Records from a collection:
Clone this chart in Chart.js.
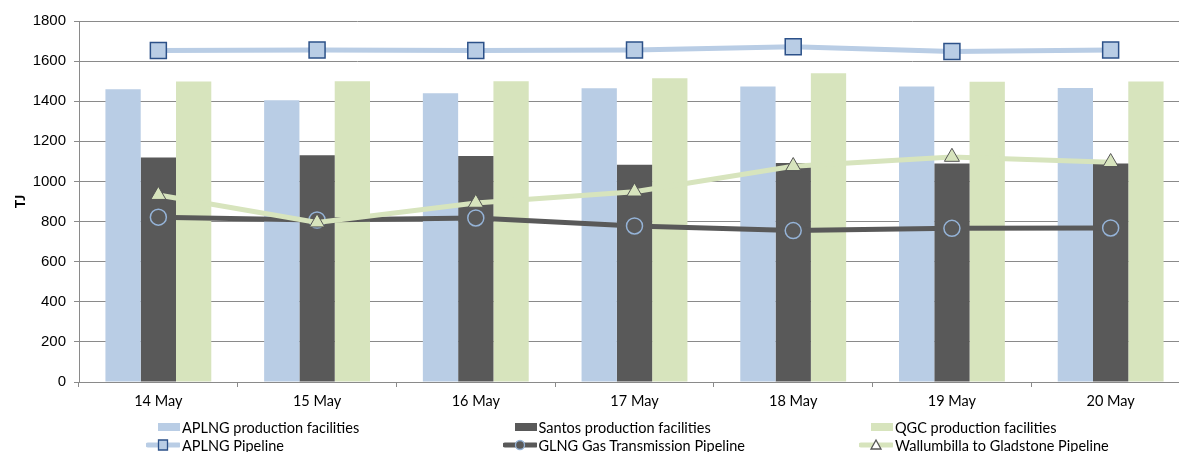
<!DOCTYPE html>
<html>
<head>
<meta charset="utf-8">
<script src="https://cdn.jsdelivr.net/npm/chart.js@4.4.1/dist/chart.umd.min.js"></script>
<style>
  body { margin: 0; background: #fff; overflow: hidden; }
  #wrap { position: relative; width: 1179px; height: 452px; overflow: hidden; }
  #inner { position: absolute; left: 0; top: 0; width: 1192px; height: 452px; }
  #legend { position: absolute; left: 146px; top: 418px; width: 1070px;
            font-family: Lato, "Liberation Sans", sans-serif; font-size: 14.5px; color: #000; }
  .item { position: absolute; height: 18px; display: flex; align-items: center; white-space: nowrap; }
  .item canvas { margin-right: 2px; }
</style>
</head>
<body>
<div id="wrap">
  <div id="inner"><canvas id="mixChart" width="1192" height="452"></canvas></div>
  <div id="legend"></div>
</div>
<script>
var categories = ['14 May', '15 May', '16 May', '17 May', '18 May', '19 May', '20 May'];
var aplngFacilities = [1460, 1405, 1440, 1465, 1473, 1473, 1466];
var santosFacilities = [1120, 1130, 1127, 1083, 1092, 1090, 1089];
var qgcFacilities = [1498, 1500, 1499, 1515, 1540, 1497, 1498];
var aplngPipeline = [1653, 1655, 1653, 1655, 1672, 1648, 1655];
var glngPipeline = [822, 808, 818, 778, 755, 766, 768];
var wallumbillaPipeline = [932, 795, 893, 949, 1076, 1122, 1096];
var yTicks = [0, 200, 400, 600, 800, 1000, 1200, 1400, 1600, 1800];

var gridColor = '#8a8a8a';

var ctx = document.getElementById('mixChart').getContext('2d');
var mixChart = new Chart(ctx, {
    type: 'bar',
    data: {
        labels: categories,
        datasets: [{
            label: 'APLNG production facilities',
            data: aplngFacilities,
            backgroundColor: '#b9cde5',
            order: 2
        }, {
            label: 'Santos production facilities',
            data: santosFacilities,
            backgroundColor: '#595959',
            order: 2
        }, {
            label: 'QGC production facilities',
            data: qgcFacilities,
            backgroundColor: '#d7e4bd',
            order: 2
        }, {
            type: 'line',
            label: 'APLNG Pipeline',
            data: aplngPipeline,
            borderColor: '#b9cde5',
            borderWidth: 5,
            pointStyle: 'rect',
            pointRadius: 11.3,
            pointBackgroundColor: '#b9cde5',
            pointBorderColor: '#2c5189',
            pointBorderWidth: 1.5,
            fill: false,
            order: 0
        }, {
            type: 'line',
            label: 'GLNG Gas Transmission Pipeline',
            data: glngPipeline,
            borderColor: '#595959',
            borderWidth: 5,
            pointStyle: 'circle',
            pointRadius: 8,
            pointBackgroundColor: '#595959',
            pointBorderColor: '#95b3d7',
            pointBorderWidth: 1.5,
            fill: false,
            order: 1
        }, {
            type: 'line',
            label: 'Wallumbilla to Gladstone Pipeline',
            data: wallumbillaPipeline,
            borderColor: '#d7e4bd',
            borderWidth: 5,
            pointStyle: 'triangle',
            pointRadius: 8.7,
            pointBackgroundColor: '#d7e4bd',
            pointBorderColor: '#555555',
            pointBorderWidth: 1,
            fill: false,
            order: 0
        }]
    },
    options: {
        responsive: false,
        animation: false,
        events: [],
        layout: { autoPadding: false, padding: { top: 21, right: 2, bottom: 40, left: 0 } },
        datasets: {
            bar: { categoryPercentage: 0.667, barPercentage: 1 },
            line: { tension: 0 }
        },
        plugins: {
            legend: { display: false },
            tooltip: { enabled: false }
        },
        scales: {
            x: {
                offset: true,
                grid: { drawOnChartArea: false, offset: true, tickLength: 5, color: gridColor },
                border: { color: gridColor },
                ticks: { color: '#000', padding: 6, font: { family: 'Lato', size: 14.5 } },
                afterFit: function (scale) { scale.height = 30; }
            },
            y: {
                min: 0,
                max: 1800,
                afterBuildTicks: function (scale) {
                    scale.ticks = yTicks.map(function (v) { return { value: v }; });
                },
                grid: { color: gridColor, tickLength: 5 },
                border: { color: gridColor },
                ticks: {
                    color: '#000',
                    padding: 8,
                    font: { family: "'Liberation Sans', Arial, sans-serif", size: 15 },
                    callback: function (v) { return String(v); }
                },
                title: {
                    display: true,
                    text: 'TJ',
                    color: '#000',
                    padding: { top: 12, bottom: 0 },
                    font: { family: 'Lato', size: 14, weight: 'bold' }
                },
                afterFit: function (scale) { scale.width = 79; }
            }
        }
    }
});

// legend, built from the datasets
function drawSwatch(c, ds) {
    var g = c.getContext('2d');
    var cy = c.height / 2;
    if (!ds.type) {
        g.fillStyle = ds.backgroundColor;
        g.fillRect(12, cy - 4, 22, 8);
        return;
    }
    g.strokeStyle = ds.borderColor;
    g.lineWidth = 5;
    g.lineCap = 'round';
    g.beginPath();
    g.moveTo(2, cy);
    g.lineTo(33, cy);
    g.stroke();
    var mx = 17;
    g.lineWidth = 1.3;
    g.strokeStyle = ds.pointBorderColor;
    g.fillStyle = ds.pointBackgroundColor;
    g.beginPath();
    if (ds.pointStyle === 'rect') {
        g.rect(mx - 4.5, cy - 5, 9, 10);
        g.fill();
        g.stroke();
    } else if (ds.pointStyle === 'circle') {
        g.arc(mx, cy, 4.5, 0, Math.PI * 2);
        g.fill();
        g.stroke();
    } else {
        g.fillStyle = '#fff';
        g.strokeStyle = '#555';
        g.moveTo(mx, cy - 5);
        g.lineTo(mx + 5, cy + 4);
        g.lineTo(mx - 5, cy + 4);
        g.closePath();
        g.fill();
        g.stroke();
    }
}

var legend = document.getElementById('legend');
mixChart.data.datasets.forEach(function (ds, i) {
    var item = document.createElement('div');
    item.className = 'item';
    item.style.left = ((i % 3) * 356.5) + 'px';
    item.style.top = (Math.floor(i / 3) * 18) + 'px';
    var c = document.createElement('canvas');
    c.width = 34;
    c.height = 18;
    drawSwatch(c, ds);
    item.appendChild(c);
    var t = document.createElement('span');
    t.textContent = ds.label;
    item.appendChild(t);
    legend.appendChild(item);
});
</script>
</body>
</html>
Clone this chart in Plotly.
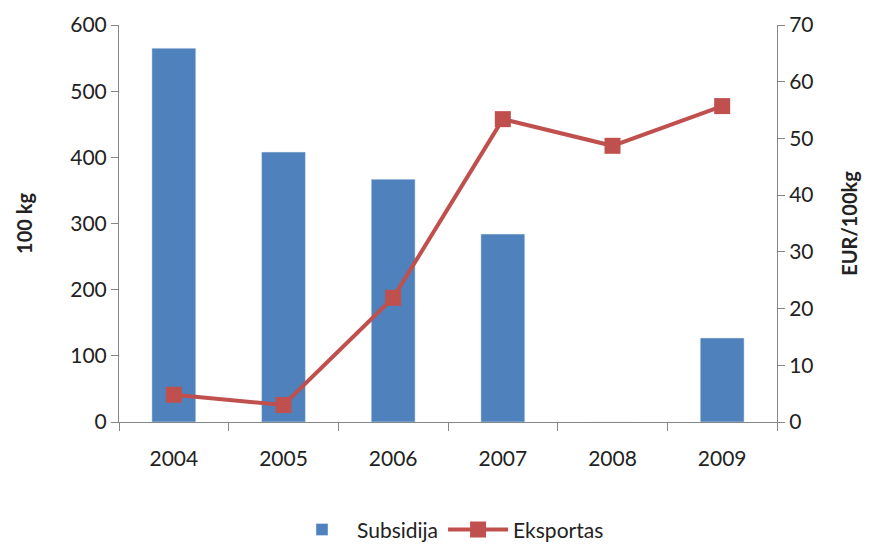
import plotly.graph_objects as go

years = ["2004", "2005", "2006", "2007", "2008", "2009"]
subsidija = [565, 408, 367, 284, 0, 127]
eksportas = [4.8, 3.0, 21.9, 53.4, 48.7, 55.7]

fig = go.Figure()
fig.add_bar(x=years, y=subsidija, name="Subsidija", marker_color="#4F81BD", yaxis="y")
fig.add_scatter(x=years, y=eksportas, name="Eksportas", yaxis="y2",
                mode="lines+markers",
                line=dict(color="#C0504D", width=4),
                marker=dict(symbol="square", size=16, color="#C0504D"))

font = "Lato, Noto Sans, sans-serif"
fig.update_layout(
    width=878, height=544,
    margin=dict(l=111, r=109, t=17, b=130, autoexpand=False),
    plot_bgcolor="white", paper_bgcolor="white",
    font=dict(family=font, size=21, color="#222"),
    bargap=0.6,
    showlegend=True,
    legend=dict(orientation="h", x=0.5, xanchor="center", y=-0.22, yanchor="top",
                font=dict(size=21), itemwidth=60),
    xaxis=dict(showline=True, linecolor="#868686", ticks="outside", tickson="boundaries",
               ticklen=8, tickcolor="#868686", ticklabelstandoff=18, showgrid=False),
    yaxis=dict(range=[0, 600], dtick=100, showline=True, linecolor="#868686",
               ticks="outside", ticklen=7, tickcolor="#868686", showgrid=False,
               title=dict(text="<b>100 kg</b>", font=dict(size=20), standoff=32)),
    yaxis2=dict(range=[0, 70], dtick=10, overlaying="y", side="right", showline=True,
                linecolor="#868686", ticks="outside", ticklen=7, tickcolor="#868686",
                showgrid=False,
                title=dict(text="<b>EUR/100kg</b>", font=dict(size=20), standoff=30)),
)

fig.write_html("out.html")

REQUIREMENT: Return the material from the line containing "Clone this chart in Plotly." through the line containing "eksportas = [4.8, 3.0, 21.9, 53.4, 48.7, 55.7]", exactly and in full, but without its pictures.

THE SOLUTION:
Clone this chart in Plotly.
import plotly.graph_objects as go

years = ["2004", "2005", "2006", "2007", "2008", "2009"]
subsidija = [565, 408, 367, 284, 0, 127]
eksportas = [4.8, 3.0, 21.9, 53.4, 48.7, 55.7]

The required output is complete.